Gluttony is represented by Egypt, and each following sin corresponds to a challenge that the Israelite faced in attempting to conquer the Promised Land, with the necessity of clearing it of what the author calls “usurpers”. In New Testament light, the Lord’s requirement of total destruction, for example, of Jericho, including men, women, and children, becomes totally relatable as we ”wrestle not against flesh and blood, but against principalities, against powers, against the rulers of the darkness of this world, against spiritual wickedness in high places.”
I am presently in an Exodus 90 group with three other men. This program, like the list in Sin Revisited begins in Egypt. I bought the book for the other guys and they have all made it part of their regular reading in our journey. Each week at one of our meetings, one of us feels the need to read a passage or two from the book.

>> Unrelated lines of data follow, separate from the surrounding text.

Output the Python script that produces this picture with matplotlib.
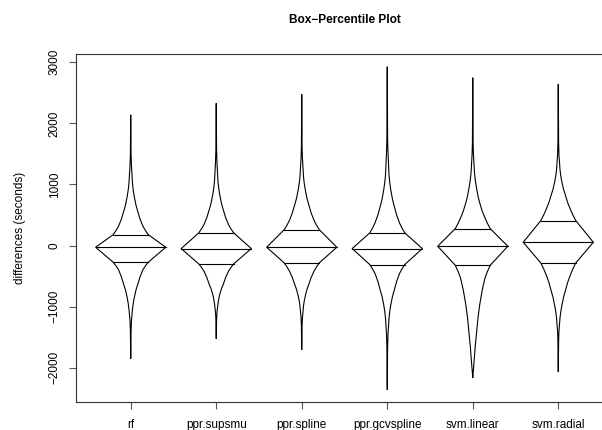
import numpy as np
import matplotlib
matplotlib.use("Agg")
import matplotlib.pyplot as plt

plt.rcParams["font.family"] = ["Liberation Sans", "DejaVu Sans"]

# Model names
models = ["rf", "ppr.supsmu", "ppr.spline", "ppr.gcvspline", "svm.linear", "svm.radial"]

# Percentile levels at which each distribution is summarised
probs = [0.0, 0.005, 0.01, 0.025, 0.035, 0.05, 0.075, 0.1, 0.135, 0.175, 0.21, 0.25, 0.5,
         0.75, 0.79, 0.825, 0.865, 0.9, 0.925, 0.95, 0.965, 0.975, 0.99, 0.995, 1.0]

# Quantiles of the differences (seconds) for each model, at the levels above
q_rf = [-1843, -1397, -1234, -1044, -952, -854, -726, -636, -505, -392, -331, -272, -27,
        179, 246, 315, 428, 560, 662, 805, 917, 1022, 1321, 1484, 2137]
q_supsmu = [-1517, -1207, -1098, -951, -877, -799, -704, -636, -519, -419, -358, -299, -49,
            207, 274, 343, 456, 587, 689, 832, 944, 1049, 1376, 1566, 2327]
q_spline = [-1697, -1316, -1180, -989, -910, -826, -715, -636, -519, -419, -350, -283, -27,
            261, 335, 413, 532, 669, 771, 914, 1026, 1131, 1430, 1593, 2474]
q_gcvspline = [-2349, -1680, -1462, -1190, -1084, -972, -829, -728, -582, -456, -382, -310, -49,
               207, 287, 370, 496, 642, 755, 914, 1039, 1158, 1539, 1756, 2925]
q_linear = [-2159, -2093, -2022, -1805, -1646, -1478, -1176, -962, -728, -527, -422, -321, -11,
            277, 362, 451, 564, 696, 809, 968, 1080, 1186, 1484, 1675, 2746]
q_radial = [-2061, -1560, -1397, -1180, -1087, -989, -846, -745, -599, -473, -376, -283, 54,
            408, 496, 587, 700, 832, 922, 1049, 1147, 1240, 1484, 1675, 2638]

quantiles = [q_rf, q_supsmu, q_spline, q_gcvspline, q_linear, q_radial]

yticks = [-2000, -1000, 0, 1000, 2000, 3000]

fig = plt.figure(figsize=(6.02, 4.30), dpi=100)
# plot region; right edge runs past the canvas
ax = fig.add_axes([76 / 602, 28 / 430, 537 / 602, 348 / 430])

p = np.array(probs)
half = 0.82 * np.minimum(p, 1 - p)
lw = 0.8

for i, q in enumerate(quantiles, start=1):
    q = np.array(q, dtype=float)
    xs = np.concatenate([i - half, (i + half)[::-1]])
    ys = np.concatenate([q, q[::-1]])
    ax.plot(xs, ys, color="black", lw=lw, solid_joinstyle="round")
    for lev in (0.25, 0.5, 0.75):
        k = probs.index(lev)
        ax.plot([i - half[k], i + half[k]], [q[k], q[k]], color="black", lw=lw)

allv = np.concatenate([np.array(q) for q in quantiles])
lo, hi = allv.min(), allv.max()
pad = 0.04 * (hi - lo)
ax.set_ylim(lo - pad, hi + pad)
ax.set_xlim(0.36, 6.64)

ax.set_xticks(range(1, len(models) + 1))
ax.set_xticklabels(models, fontsize=8.5)
ax.set_yticks(yticks)
ax.set_yticklabels([str(t).replace("-", "\u2212") for t in yticks],
                   rotation=90, va="center", fontsize=8.5)
ax.tick_params(axis="both", direction="out", length=5, width=0.8, color="#555555")
ax.tick_params(axis="x", pad=7)
ax.tick_params(axis="y", pad=6)
for s in ax.spines.values():
    s.set_linewidth(0.8)
    s.set_color("#333333")

ax.set_ylabel("differences (seconds)", fontsize=8.5, labelpad=16)
ax.set_title("Box\u2212Percentile Plot", fontsize=8.6, fontweight="bold", pad=22)

fig.savefig("out.png", dpi=100)
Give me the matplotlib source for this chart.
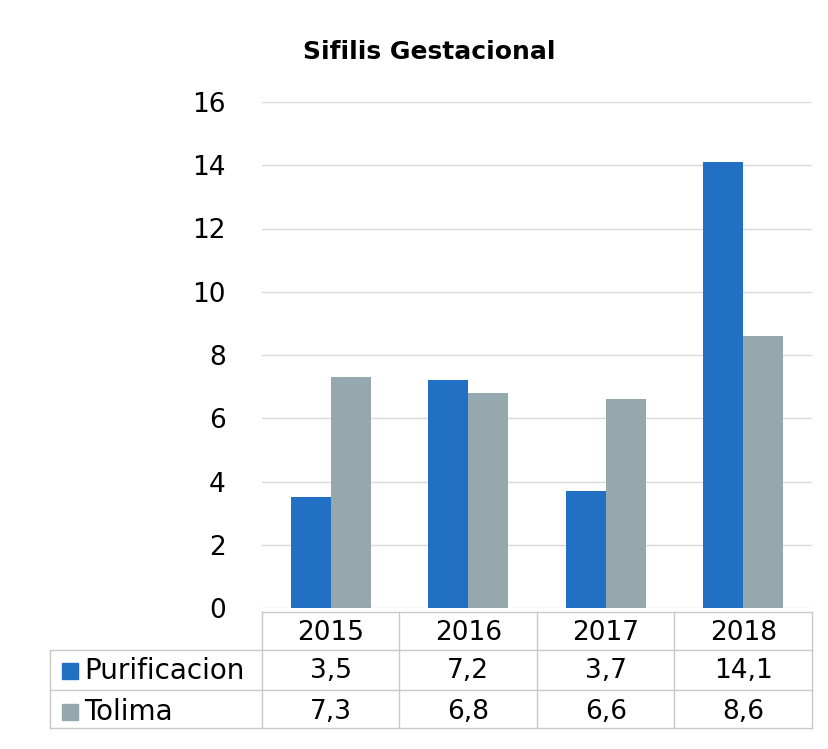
import matplotlib
matplotlib.use('Agg')
import matplotlib.pyplot as plt
from matplotlib.patches import Rectangle
import numpy as np

years = ['2015', '2016', '2017', '2018']
purificacion = [3.5, 7.2, 3.7, 14.1]
tolima = [7.3, 6.8, 6.6, 8.6]
series_names = ['Purificacion', 'Tolima']
colors = ['#2270c4', '#94a8ad']

plt.rcParams['font.family'] = ['DejaVu Sans']

W, H = 829, 749
fig = plt.figure(figsize=(W / 100, H / 100), dpi=100)

# plot area in pixel coords of the original picture
left, right, top, bottom = 262, 812, 102, 608
ax = fig.add_axes([left / W, 1 - bottom / H, (right - left) / W, (bottom - top) / H])

x = np.arange(len(years))
bw = 0.29
ax.bar(x - bw / 2, purificacion, bw, color=colors[0], zorder=3)
ax.bar(x + bw / 2, tolima, bw, color=colors[1], zorder=3)

ax.set_xlim(-0.5, len(years) - 0.5)
ax.set_ylim(0, 16)
ax.set_yticks(range(0, 17, 2))
ax.yaxis.grid(True, color='#d9d9d9', lw=1, zorder=0)
ax.tick_params(axis='y', length=0, pad=26, labelsize=19)
ax.set_xticks([])
for s in ax.spines.values():
    s.set_visible(False)

fig.text(429 / W, 1 - 52 / H, 'Sifilis Gestacional', ha='center', va='center',
         fontsize=18, fontweight='bold')

# data table below the axis
def fy(py):
    return 1 - py / H

def fx(px):
    return px / W

line_kw = dict(color='#c8c8c8', lw=1, transform=fig.transFigure)
row_lines = [612, 650, 690, 728]
col_x = [left + (right - left) * i / len(years) for i in range(len(years) + 1)]
label_left = 50

fig.add_artist(plt.Line2D([fx(left), fx(right)], [fy(612), fy(612)], **line_kw))
for py in row_lines[1:]:
    fig.add_artist(plt.Line2D([fx(label_left), fx(right)], [fy(py), fy(py)], **line_kw))
for cx in col_x:
    fig.add_artist(plt.Line2D([fx(cx), fx(cx)], [fy(612), fy(728)], **line_kw))
fig.add_artist(plt.Line2D([fx(label_left), fx(label_left)], [fy(650), fy(728)], **line_kw))

fmt = lambda v: f'{v:.1f}'.replace('.', ',')
for i, yr in enumerate(years):
    cx = (col_x[i] + col_x[i + 1]) / 2
    fig.text(fx(cx), fy(633), yr, ha='center', va='center', fontsize=19)
    fig.text(fx(cx), fy(671), fmt(purificacion[i]), ha='center', va='center', fontsize=19)
    fig.text(fx(cx), fy(712), fmt(tolima[i]), ha='center', va='center', fontsize=19)

for name, col, py in zip(series_names, colors, [671, 712]):
    fig.add_artist(Rectangle((fx(62), fy(py + 8)), fx(16), 16 / H, color=col,
                             transform=fig.transFigure))
    fig.text(fx(84), fy(py), name, ha='left', va='center', fontsize=20)

fig.savefig('out.png', dpi=100)
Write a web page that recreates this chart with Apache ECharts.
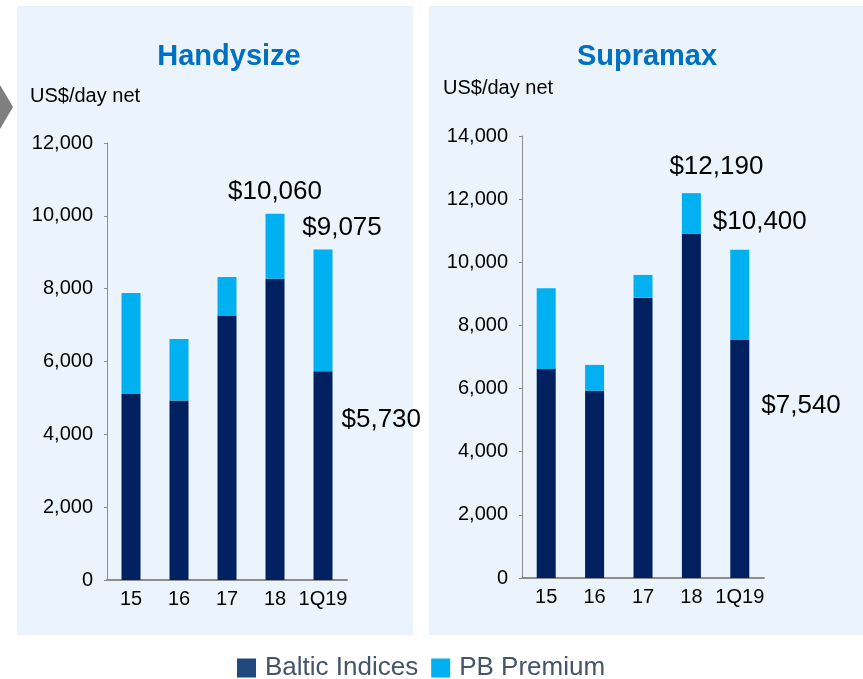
<!DOCTYPE html>
<html>
<head>
<meta charset="utf-8">
<script src="https://cdn.jsdelivr.net/npm/echarts@6/dist/echarts.min.js"></script>
<style>
    html, body { margin: 0; padding: 0; background: #fff; }
    #chart { width: 863px; height: 679px; }
</style>
</head>
<body>
<div id="chart"></div>
<script>
// values (US$/day net)
var categories = ['15', '16', '17', '18', '1Q19'];
var handyBaltic = [5110, 4930, 7250, 8270, 5730];
var handyPremium = [2770, 1690, 1070, 1790, 3345];
var handyTotal = [7880, 6620, 8320, 10060, 9075];
var supraBaltic = [6620, 5930, 8880, 10900, 7540];
var supraPremium = [2560, 820, 720, 1290, 2860];
var supraTotal = [9180, 6750, 9600, 12190, 10400];
var handyTicks = [0, 12000, 2000];
var supraTicks = [0, 14000, 2000];

var FONT = 'Liberation Sans, Arial, sans-serif';
var NAVY = '#002060';
var CYAN = '#00B0F0';

function money(v) {
    return '$' + v.toLocaleString('en-US');
}

// attach a value label to some bars of a series
function withLabels(values, labelled) {
    return values.map(function (v, i) {
        var cfg = labelled[i];
        if (!cfg) return v;
        return {
            value: v,
            label: Object.assign({
                show: true,
                formatter: cfg.text,
                fontSize: 26,
                color: '#000',
                fontFamily: FONT
            }, cfg.style)
        };
    });
}

function yAxis(idx, ticks, pad) {
    return {
        type: 'value',
        gridIndex: idx,
        min: ticks[0],
        max: ticks[1],
        interval: ticks[2],
        splitLine: { show: false },
        axisLine: { show: true, lineStyle: { color: '#8c8c8c', width: 1 } },
        axisTick: { show: true, length: 3, lineStyle: { color: '#8c8c8c' } },
        axisLabel: {
            fontSize: 20,
            color: '#000',
            fontFamily: FONT,
            margin: 14,
            padding: [0, 0, pad, 0],
            formatter: function (v) { return v.toLocaleString('en-US'); }
        }
    };
}

function xAxis(idx) {
    return {
        type: 'category',
        gridIndex: idx,
        data: categories,
        axisLine: { lineStyle: { color: '#8c8c8c', width: 2 } },
        axisTick: { show: false },
        axisLabel: { interval: 0, fontSize: 20, color: '#000', fontFamily: FONT, margin: 9 }
    };
}

var chart = echarts.init(document.getElementById('chart'));
chart.setOption({
    animation: false,
    backgroundColor: '#fff',
    graphic: [
        { type: 'rect', z: -10, shape: { x: 17, y: 6, width: 396, height: 629 }, style: { fill: '#EBF4FD' } },
        { type: 'rect', z: -10, shape: { x: 429, y: 6, width: 434, height: 629 }, style: { fill: '#EBF4FD' } },
        { type: 'polygon', z: -10, shape: { points: [[0, 85], [13, 107], [0, 129]] }, style: { fill: '#7f7f7f' } }
    ],
    title: [
        { text: 'Handysize', left: 229, top: 42, textAlign: 'center', padding: 0,
          textStyle: { fontSize: 29, fontWeight: 'bold', color: '#0070C0', fontFamily: FONT } },
        { text: 'Supramax', left: 647, top: 42, textAlign: 'center', padding: 0,
          textStyle: { fontSize: 29, fontWeight: 'bold', color: '#0070C0', fontFamily: FONT } },
        { text: 'US$/day net', left: 30, top: 86, padding: 0,
          textStyle: { fontSize: 20, fontWeight: 'normal', color: '#000', fontFamily: FONT } },
        { text: 'US$/day net', left: 443, top: 78, padding: 0,
          textStyle: { fontSize: 20, fontWeight: 'normal', color: '#000', fontFamily: FONT } }
    ],
    legend: {
        left: 237,
        top: 655,
        padding: 0,
        itemWidth: 19,
        itemHeight: 19,
        itemGap: 13,
        icon: 'rect',
        textStyle: { fontSize: 26, color: '#44546A', fontFamily: FONT, padding: [0, 0, 0, 4] },
        data: [
            { name: 'Baltic Indices', itemStyle: { color: '#1F497D' } },
            { name: 'PB Premium', itemStyle: { color: CYAN } }
        ]
    },
    grid: [
        { left: 107, top: 143, width: 240, height: 437 },
        { left: 522, top: 136, width: 242, height: 442 }
    ],
    xAxis: [xAxis(0), xAxis(1)],
    yAxis: [yAxis(0, handyTicks, 8), yAxis(1, supraTicks, 15)],
    series: [
        {
            name: 'Baltic Indices', type: 'bar', stack: 'h', xAxisIndex: 0, yAxisIndex: 0,
            barWidth: 19, itemStyle: { color: NAVY },
            data: withLabels(handyBaltic, {
                4: { text: money(handyBaltic[4]), style: { position: [28, 48], align: 'left', verticalAlign: 'middle' } }
            })
        },
        {
            name: 'PB Premium', type: 'bar', stack: 'h', xAxisIndex: 0, yAxisIndex: 0,
            barWidth: 19, itemStyle: { color: CYAN },
            data: withLabels(handyPremium, {
                3: { text: money(handyTotal[3]), style: { position: 'top', distance: 5, offset: [0, -4] } },
                4: { text: money(handyTotal[4]), style: { position: 'top', distance: 5, offset: [19, -4] } }
            })
        },
        {
            name: 'Baltic Indices', type: 'bar', stack: 's', xAxisIndex: 1, yAxisIndex: 1,
            barWidth: 19, itemStyle: { color: NAVY },
            data: withLabels(supraBaltic, {
                4: { text: money(supraBaltic[4]), style: { position: [31, 66], align: 'left', verticalAlign: 'middle' } }
            })
        },
        {
            name: 'PB Premium', type: 'bar', stack: 's', xAxisIndex: 1, yAxisIndex: 1,
            barWidth: 19, itemStyle: { color: CYAN },
            data: withLabels(supraPremium, {
                3: { text: money(supraTotal[3]), style: { position: 'top', distance: 5, offset: [25, -8] } },
                4: { text: money(supraTotal[4]), style: { position: 'top', distance: 5, offset: [20, -10] } }
            })
        }
    ]
});
</script>
</body>
</html>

The last third of the book is a treatment of the capital sins in the order that St. John of the Cross viewed them. Here Pride is the first, then Avarice, Lust, Anger, Gluttony, Envy and finally Sloth. Her treatment here lacks none of the verbal brilliance she demonstrates in the first section. The Saint’s own words are judiciously shared as the author magnifies them with unsparing clarity.
This is a very good book. I highly recommend it, especially as a Lenten read.